◆ Exercise objective ◆
Make a tally of the lines in the records that include the string "Rebuild", and give only that number.

(Code that draws figures)
————————
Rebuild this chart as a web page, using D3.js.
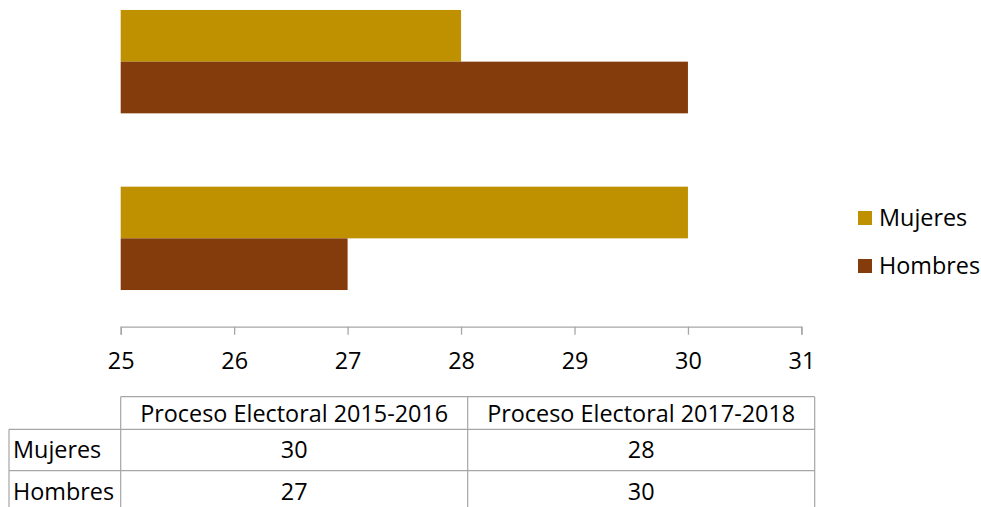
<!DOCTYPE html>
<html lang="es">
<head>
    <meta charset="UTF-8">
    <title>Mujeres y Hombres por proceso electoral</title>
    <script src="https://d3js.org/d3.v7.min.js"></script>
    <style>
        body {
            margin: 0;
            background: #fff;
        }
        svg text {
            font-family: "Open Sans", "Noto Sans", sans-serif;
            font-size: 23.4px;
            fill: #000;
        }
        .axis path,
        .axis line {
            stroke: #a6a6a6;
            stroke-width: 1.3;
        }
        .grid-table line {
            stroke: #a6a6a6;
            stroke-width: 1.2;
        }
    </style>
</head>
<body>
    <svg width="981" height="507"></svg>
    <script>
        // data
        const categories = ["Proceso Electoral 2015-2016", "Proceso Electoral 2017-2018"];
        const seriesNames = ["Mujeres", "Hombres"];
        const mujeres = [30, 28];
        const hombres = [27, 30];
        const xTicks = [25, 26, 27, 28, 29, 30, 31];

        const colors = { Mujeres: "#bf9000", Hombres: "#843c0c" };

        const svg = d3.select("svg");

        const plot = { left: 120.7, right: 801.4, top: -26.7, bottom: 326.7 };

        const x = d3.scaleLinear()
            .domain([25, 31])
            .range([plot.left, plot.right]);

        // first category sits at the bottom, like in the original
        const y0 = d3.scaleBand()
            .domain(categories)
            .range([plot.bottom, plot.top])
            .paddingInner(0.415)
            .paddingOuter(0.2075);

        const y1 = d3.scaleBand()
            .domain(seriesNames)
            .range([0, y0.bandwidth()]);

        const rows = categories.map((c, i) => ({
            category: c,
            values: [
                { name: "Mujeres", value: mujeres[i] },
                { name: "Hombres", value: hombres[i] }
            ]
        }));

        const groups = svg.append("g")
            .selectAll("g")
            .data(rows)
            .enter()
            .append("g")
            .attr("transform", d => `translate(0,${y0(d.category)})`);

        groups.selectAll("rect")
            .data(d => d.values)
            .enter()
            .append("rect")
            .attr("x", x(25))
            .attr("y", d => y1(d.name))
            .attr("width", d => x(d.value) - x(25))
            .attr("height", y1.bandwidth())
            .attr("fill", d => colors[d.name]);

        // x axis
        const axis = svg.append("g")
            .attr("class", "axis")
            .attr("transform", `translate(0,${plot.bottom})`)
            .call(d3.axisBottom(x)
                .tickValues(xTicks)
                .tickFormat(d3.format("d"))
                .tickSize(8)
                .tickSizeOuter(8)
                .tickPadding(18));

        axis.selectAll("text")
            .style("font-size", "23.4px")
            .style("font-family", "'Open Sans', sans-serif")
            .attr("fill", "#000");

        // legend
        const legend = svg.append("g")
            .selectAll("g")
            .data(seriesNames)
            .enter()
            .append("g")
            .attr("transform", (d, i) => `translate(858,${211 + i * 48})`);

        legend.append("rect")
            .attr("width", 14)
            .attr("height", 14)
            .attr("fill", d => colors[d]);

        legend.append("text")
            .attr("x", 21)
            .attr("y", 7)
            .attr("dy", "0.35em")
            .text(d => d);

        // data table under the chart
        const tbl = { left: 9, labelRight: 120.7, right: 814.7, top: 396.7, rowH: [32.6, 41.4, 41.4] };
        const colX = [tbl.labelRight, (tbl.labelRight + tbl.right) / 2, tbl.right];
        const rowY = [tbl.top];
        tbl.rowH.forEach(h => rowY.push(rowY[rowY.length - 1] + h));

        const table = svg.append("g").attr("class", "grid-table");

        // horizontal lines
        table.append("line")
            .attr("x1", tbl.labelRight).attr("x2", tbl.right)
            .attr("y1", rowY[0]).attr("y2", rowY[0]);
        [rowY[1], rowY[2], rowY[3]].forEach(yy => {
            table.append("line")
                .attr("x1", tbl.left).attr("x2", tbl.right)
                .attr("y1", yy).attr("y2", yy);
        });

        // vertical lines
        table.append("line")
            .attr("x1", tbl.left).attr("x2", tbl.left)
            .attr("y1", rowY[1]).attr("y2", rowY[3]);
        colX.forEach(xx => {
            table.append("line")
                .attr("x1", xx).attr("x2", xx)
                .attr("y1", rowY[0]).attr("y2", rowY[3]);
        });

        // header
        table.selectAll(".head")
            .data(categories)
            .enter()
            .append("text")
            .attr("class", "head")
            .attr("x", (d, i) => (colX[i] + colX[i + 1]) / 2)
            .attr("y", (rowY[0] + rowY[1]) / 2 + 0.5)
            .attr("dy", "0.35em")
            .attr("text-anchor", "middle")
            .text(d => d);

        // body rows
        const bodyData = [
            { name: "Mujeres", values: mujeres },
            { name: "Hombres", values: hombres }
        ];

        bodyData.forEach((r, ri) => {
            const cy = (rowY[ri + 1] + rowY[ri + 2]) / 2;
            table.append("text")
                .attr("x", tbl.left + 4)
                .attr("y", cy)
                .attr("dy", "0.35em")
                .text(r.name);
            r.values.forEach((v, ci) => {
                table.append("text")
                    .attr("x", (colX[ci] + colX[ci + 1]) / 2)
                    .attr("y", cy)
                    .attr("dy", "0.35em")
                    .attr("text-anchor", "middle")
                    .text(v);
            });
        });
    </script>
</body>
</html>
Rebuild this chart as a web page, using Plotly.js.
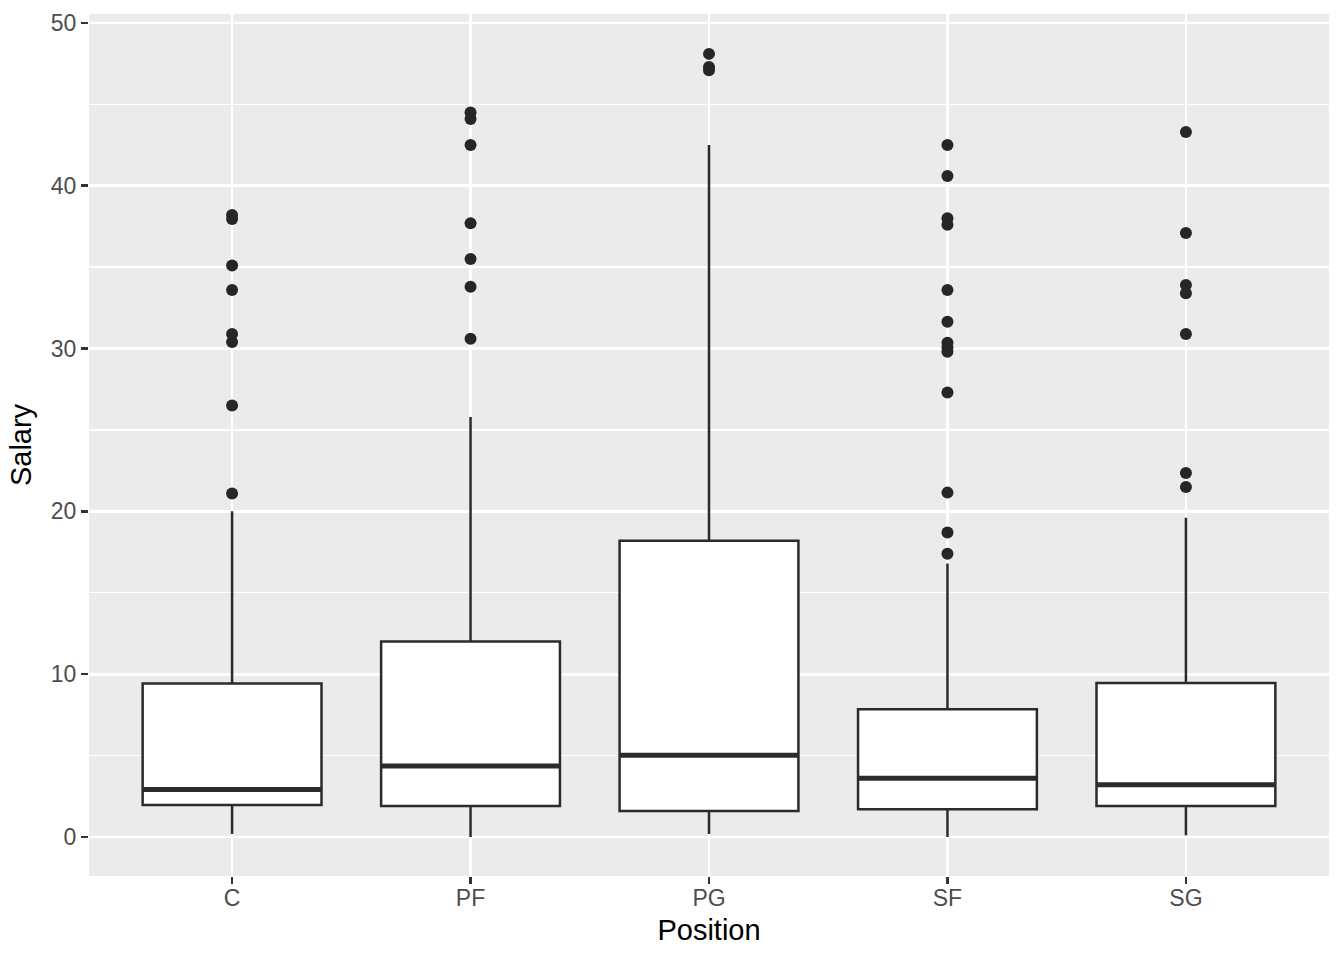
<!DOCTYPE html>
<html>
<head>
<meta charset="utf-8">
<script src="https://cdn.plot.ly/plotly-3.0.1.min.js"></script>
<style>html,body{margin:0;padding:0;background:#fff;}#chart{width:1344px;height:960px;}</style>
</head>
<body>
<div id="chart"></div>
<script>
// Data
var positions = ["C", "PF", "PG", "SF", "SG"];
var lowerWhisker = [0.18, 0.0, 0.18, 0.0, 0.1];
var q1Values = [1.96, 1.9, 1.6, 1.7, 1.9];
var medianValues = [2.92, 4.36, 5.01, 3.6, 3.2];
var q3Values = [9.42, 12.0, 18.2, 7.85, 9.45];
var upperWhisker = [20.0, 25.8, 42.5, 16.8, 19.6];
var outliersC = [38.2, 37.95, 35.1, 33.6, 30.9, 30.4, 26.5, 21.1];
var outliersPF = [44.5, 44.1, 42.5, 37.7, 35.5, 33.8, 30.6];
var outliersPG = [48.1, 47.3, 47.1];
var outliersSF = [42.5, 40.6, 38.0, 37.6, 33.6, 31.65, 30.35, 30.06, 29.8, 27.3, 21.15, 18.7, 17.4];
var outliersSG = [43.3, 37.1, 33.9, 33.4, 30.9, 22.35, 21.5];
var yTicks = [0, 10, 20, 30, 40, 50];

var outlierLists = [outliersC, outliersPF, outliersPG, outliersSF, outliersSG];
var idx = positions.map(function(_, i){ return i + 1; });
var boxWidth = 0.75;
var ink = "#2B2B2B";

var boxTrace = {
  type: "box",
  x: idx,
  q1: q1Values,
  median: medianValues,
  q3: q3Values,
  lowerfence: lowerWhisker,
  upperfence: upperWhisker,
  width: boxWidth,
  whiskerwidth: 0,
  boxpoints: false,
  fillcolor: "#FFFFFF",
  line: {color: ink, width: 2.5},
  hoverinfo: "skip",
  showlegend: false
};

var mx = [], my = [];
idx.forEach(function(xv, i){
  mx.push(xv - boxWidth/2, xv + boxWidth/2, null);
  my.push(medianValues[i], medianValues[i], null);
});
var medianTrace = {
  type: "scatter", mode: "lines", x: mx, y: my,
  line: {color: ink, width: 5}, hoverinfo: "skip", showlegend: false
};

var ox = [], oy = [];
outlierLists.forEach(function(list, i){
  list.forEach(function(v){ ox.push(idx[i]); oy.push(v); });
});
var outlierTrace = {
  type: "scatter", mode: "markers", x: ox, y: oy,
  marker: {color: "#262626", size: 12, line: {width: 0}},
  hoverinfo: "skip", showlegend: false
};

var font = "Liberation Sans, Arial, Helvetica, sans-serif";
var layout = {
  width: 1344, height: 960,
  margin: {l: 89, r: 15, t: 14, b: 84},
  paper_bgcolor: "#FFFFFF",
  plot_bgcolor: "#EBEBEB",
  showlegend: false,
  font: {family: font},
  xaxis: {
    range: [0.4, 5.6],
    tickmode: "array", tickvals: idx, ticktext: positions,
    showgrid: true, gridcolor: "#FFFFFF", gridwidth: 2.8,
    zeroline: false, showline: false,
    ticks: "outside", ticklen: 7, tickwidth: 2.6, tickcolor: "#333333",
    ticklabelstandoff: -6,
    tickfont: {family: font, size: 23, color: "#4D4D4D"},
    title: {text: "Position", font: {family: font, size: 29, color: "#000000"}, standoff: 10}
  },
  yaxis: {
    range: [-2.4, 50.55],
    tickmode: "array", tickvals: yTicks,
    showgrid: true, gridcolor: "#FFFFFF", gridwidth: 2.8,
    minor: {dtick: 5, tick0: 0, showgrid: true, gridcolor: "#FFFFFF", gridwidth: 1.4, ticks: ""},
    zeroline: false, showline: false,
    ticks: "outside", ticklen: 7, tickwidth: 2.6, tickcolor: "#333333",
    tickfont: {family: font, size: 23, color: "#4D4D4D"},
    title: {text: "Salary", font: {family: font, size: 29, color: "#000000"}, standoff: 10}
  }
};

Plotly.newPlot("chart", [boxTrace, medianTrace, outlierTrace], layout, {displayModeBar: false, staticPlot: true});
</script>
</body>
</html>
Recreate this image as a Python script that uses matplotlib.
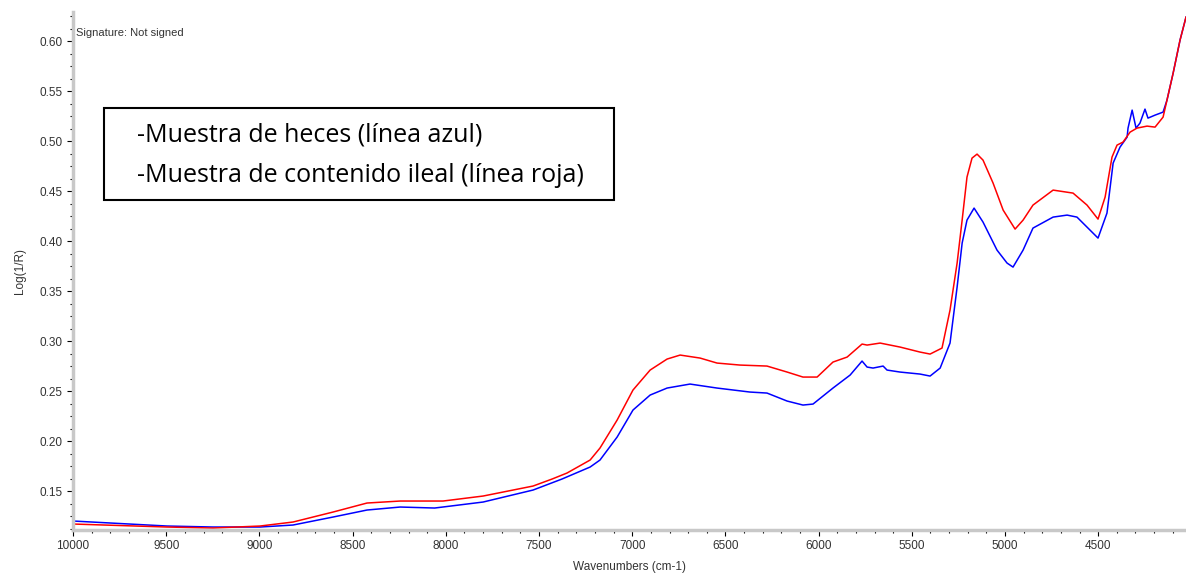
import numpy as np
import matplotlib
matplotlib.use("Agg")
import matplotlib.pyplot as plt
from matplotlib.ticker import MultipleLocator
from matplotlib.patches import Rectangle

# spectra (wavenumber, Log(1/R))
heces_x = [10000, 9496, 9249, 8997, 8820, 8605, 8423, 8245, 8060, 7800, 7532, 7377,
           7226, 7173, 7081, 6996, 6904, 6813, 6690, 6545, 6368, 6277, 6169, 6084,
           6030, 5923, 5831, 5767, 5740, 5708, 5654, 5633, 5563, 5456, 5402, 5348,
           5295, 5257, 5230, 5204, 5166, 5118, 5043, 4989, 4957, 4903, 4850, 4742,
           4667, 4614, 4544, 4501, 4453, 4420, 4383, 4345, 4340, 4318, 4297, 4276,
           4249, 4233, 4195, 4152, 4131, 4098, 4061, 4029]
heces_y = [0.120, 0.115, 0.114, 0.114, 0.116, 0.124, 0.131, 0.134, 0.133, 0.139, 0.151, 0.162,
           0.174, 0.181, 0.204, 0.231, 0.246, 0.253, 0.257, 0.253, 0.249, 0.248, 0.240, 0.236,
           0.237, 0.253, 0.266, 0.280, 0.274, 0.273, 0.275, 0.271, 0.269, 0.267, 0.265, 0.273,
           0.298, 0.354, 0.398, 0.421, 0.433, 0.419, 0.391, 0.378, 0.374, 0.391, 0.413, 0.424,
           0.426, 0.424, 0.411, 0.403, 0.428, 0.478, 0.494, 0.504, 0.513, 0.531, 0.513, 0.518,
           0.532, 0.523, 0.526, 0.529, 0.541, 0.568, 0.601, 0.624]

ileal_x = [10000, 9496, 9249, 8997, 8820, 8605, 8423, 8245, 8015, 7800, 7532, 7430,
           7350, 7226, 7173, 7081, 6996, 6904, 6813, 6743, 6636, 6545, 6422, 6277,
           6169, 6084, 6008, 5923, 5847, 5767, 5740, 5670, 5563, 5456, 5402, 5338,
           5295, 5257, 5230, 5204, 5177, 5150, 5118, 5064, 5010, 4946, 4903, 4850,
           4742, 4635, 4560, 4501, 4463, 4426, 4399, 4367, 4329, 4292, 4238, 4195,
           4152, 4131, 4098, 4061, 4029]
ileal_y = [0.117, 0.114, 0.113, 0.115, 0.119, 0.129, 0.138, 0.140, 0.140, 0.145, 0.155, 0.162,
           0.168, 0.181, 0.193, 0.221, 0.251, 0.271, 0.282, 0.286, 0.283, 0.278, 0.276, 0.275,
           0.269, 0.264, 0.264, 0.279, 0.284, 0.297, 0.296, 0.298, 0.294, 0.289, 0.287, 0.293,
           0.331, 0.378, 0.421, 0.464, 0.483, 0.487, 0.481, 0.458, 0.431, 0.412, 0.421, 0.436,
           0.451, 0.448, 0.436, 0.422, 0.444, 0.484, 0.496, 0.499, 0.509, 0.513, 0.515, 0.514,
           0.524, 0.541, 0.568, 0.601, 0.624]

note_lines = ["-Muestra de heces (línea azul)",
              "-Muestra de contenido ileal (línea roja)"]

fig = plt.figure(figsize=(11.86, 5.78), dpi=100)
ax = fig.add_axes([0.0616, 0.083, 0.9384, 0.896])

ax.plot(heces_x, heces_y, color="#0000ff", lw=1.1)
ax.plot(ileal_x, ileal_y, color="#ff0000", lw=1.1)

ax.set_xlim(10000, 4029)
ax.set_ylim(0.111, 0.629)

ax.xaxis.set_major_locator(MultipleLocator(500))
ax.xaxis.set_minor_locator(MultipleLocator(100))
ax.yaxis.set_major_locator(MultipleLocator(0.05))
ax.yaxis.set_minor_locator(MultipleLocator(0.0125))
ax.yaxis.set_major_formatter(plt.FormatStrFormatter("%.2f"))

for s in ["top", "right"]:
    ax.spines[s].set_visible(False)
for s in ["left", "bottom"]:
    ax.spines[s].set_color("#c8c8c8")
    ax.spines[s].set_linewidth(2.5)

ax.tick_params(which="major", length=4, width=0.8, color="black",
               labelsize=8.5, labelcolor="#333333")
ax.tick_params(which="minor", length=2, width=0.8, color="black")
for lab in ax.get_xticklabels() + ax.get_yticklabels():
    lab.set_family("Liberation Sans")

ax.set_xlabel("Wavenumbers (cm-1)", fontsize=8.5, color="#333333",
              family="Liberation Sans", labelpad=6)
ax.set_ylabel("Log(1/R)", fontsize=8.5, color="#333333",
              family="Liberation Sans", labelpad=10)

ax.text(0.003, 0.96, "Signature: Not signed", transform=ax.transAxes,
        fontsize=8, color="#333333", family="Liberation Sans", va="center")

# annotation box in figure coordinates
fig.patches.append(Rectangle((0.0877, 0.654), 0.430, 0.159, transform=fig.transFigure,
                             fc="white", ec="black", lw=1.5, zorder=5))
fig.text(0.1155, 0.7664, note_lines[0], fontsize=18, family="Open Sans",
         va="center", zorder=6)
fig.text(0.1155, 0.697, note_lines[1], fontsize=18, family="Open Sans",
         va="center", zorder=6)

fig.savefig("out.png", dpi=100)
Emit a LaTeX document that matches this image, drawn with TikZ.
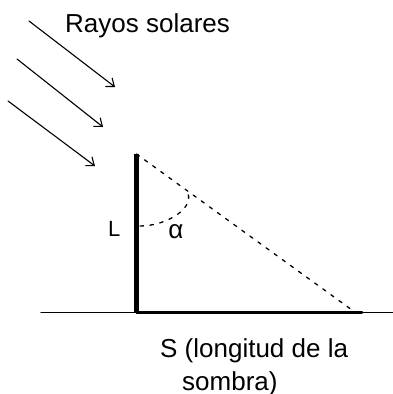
————————
◆ Worked answer ◆
2